Win-Win Thinking Instead of Right and Wrong
Win-win thinking isn’t easy to apply. Most humans believe that if everyone thought like them, the world would be perfect. Win-win thinking is about letting go of our beliefs, even if we aren’t really wrong by appearances, social protocol, or religious standards. It’s about resisting the temptation to force others to accept or support our perspective of right and wrong. When we force others to think like us, even if we speak the truth, we get a false self connection with them. When we let go, we move into a True Self connection; that’s what we really want with everyone. A True Self connection is our natural state of unity; a false self connection is possession.
A few days ago, I was out taking a walk. Two of my housemates apparently got into a discussion while I was gone over the right and wrong of drinking wine. Both of them are Evangelical Christians so you wouldn’t expect them to disagree. The woman said that drinking is wrong because her pastor says so; Jesus drank only grape juice. The man said that Jesus drank wine and even made water into wine. The woman then countered that if Jesus made it, it was special wine, not like the wine we buy at the store. By the time I returned, they were no longer fighting. I didn’t know anything about the disagreement.
Soon I learned what transpired while I was gone because each side made comments that showed the argument was still bothering them. My perspective wasn’t even within the scope of the argument so I didn’t get involved. However, comments about the argument kept arising in conversation; I realized that it was time for me to step back and look at the situation from win-win. There was clearly something for me to learn. I couldn’t just ignore the argument even if I wasn’t a participant; I had to make sure my mind was clear of right and wrong. In that way, I could be a clear influence that might help them resolve their conflict more easily.
Grape Juice Argument
The grape juice argument is clearly win-lose. She was saying that if you drink wine, you’re a sinner. She was wielding her superiority position over the other by saying she was the right one; and he was wrong. Naturally, this didn’t bring out the best in her opponent.
This was a familiar situation for me. I’d often been viewed as wrong by others who had strong beliefs. Their rightness depended on my wrongness. They wanted me to submit to their point of view and admit they’re rightness. I could see that people with beliefs assume you are opposing them if you just don’t share their belief.
Wine Argument
The man who voted for drinking wine had the natural win-win position. The woman could choose juice and not be wrong in his perspective. However, I learned later that he was trying to coax the woman to have a glass of wine. So he compromised his naturally more expansive and win-win position by trying to get her to let go of her position and join him.
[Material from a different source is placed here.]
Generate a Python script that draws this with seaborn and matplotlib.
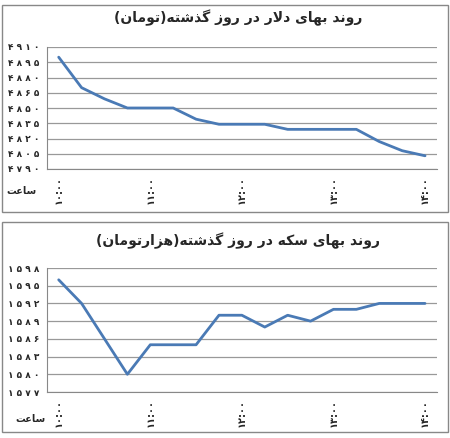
import matplotlib
matplotlib.use('Agg')
import matplotlib.pyplot as plt
import seaborn as sns
import numpy as np
from matplotlib.patches import Rectangle

sns.set_style('white')
plt.rcParams['font.family'] = ['DejaVu Sans']

# data
dollar = [4900, 4870, 4859, 4850, 4850, 4850, 4839, 4834, 4834, 4834, 4829, 4829, 4829, 4829, 4817, 4808, 4803]
coin = [1596, 1592, 1586, 1580, 1585, 1585, 1585, 1590, 1590, 1588, 1590, 1589, 1591, 1591, 1592, 1592, 1592]
dollar_ticks = [4790, 4805, 4820, 4835, 4850, 4865, 4880, 4895, 4910]
coin_ticks = [1577, 1580, 1583, 1586, 1589, 1592, 1595, 1598]
time_labels = ['۱۰:۰۰', '۱۱:۰۰', '۱۲:۰۰', '۱۳:۰۰', '۱۴:۰۰']
title_dollar = 'روند بهای دلار در روز گذشته(تومان)'
title_coin = 'روند بهای سکه در روز گذشته(هزارتومان)'
hour_label = 'ساعت'

# tiny arabic shaper: (isolated, final, initial, medial)
FORMS = {
    'ا': (0xFE8D, 0xFE8E, None, None), 'د': (0xFEA9, 0xFEAA, None, None),
    'ذ': (0xFEAB, 0xFEAC, None, None), 'ر': (0xFEAD, 0xFEAE, None, None),
    'ز': (0xFEAF, 0xFEB0, None, None), 'و': (0xFEED, 0xFEEE, None, None),
    'ب': (0xFE8F, 0xFE90, 0xFE91, 0xFE92), 'ت': (0xFE95, 0xFE96, 0xFE97, 0xFE98),
    'س': (0xFEB1, 0xFEB2, 0xFEB3, 0xFEB4), 'ش': (0xFEB5, 0xFEB6, 0xFEB7, 0xFEB8),
    'ع': (0xFEC9, 0xFECA, 0xFECB, 0xFECC), 'ل': (0xFEDD, 0xFEDE, 0xFEDF, 0xFEE0),
    'م': (0xFEE1, 0xFEE2, 0xFEE3, 0xFEE4), 'ن': (0xFEE5, 0xFEE6, 0xFEE7, 0xFEE8),
    'ه': (0xFEE9, 0xFEEA, 0xFEEB, 0xFEEC), 'ی': (0xFBFC, 0xFBFD, 0xFBFE, 0xFBFF),
    'ک': (0xFB8E, 0xFB8F, 0xFB90, 0xFB91), 'گ': (0xFB92, 0xFB93, 0xFB94, 0xFB95),
}


def shape(s):
    s = s.replace('لا', '\uE000')
    out = []
    for i, c in enumerate(s):
        prev = s[i - 1] if i > 0 else ''
        nxt = s[i + 1] if i + 1 < len(s) else ''
        joins_prev = prev in FORMS and FORMS[prev][2] is not None
        if c == '\uE000':
            out.append(chr(0xFEFC if joins_prev else 0xFEFB))
            continue
        if c not in FORMS:
            out.append({'(': ')', ')': '('}.get(c, c))
            continue
        f = FORMS[c]
        joins_next = f[2] is not None and (nxt in FORMS or nxt == '\uE000')
        if joins_prev and joins_next:
            out.append(chr(f[3]))
        elif joins_prev:
            out.append(chr(f[1]))
        elif joins_next:
            out.append(chr(f[2]))
        else:
            out.append(chr(f[0]))
    return ''.join(out[::-1])


fa_digits = str.maketrans('0123456789', '۰۱۲۳۴۵۶۷۸۹')

fig = plt.figure(figsize=(4.5, 4.38), dpi=100)
line_color = '#4a7ab5'


def panel(rect, box, values, yticks, title, title_y):
    fig.patches.append(Rectangle((box[0], box[1]), box[2], box[3], transform=fig.transFigure,
                                 fill=False, edgecolor='#888888', linewidth=1))
    ax = fig.add_axes(rect)
    sns.lineplot(x=np.arange(len(values)), y=values, ax=ax, color=line_color, linewidth=2)
    ax.set_xlim(-0.5, len(values) - 0.5)
    ax.set_ylim(yticks[0], yticks[-1])
    ax.set_yticks(yticks)
    ax.set_yticklabels([' '.join(str(t).translate(fa_digits)) for t in yticks], fontsize=6.5, fontweight='bold')
    ax.yaxis.grid(True, color='#999999', linewidth=0.9)
    ax.set_xticks(np.arange(-0.5, len(values)), minor=True)
    ax.set_xticks(np.arange(0, len(values), 4))
    ax.set_xticklabels(time_labels, rotation=90, fontsize=7, fontweight='bold')
    ax.tick_params(axis='x', which='major', length=0, pad=5)
    ax.tick_params(axis='x', which='minor', length=4, color='#888888', direction='out')
    ax.tick_params(axis='y', length=0, pad=6)
    for s in ['top', 'right']:
        ax.spines[s].set_visible(False)
    ax.spines['left'].set_color('#888888')
    ax.spines['bottom'].set_color('#888888')
    fig.text(0.53, title_y, shape(title), ha='center', va='center', fontsize=10, fontweight='bold')
    return ax


ax1 = panel([0.105, 1 - 169 / 438, 0.865, 122 / 438], [0.005, 1 - 212 / 438, 0.99, 207 / 438],
            dollar, dollar_ticks, title_dollar, 1 - 18 / 438)
ax2 = panel([0.105, 1 - 392 / 438, 0.865, 124 / 438], [0.005, 1 - 432 / 438, 0.99, 210 / 438],
            coin, coin_ticks, title_coin, 1 - 241 / 438)
fig.text(0.015, 1 - 191 / 438, shape(hour_label), fontsize=7, fontweight='bold', va='center')
fig.text(0.035, 1 - 419 / 438, shape(hour_label), fontsize=7, fontweight='bold', va='center')

fig.savefig('out.png', dpi=100)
I’d been here too — often with loved ones. I’d try to push them to let go, and I got caught in their illusionary battle over right and wrong. Now there were two drowning minds in the sea of limitation. I remembered that win-win means allowing the other to have their beliefs and suffer the consequences of them.
Expansion is the Goal
The goal of initiation was to let go of all beliefs. Initiates didn’t care if others had beliefs because they didn’t believe anything that wasn’t true. They didn’t accept limitation or the notion of right and wrong. They suggested letting go, but never forced others to do so.
When people have a strong belief, they go looking for support. They often want to force the other to support their point of view. If we want support for the truth, we are holding truth as a belief. When we downgrade the truth to a belief, it has no power. We stop feeling the need for support.
Eliminating Right and Wrong
When we get down to the basics, people have a right to do whatever they want to themselves. Neither the man or the woman’s beliefs were harmful for the other if they each followed their own beliefs. In a world where beliefs still exist, this is often the best possible outcome.
Ideally, if the people with the most limiting beliefs always let go and joined the more expansive perspective, we’d soon find ourselves all living in paradise. But not everyone wants to let go at this time. So we must let go of our belief that other people’s beliefs can harm us or limit our life experience. We tend to fear people with stronger or more limiting beliefs because we’ve all had people impose their beliefs on us in the past. We’ve felt our world get smaller when others forced their beliefs on us.
If we recognize the beliefs of others as false, they won’t affect our life. We don’t have to accept the beliefs of even one other; and we can let go of those we’ve already accepted. Eventually, those with the least beliefs will lead the best lives. When that happens, we won’t have to encourage anyone to let go. They will see the obvious benefit and motivate themselves.
Bottom line…my housemate’s argument was absurd. The very person they fought over said, “Listen and understand! It is not what goes into your mouth that makes you ritually unclean; rather, what comes out of it makes you unclean.” Jesus didn’t care what people drank. He cared what people said or believed.
Sadly, my housemates’ disagreement created separation; in truth, they were two friends who loved each other enough to expose beliefs that kept each of them from freedom. They just don’t realize that yet.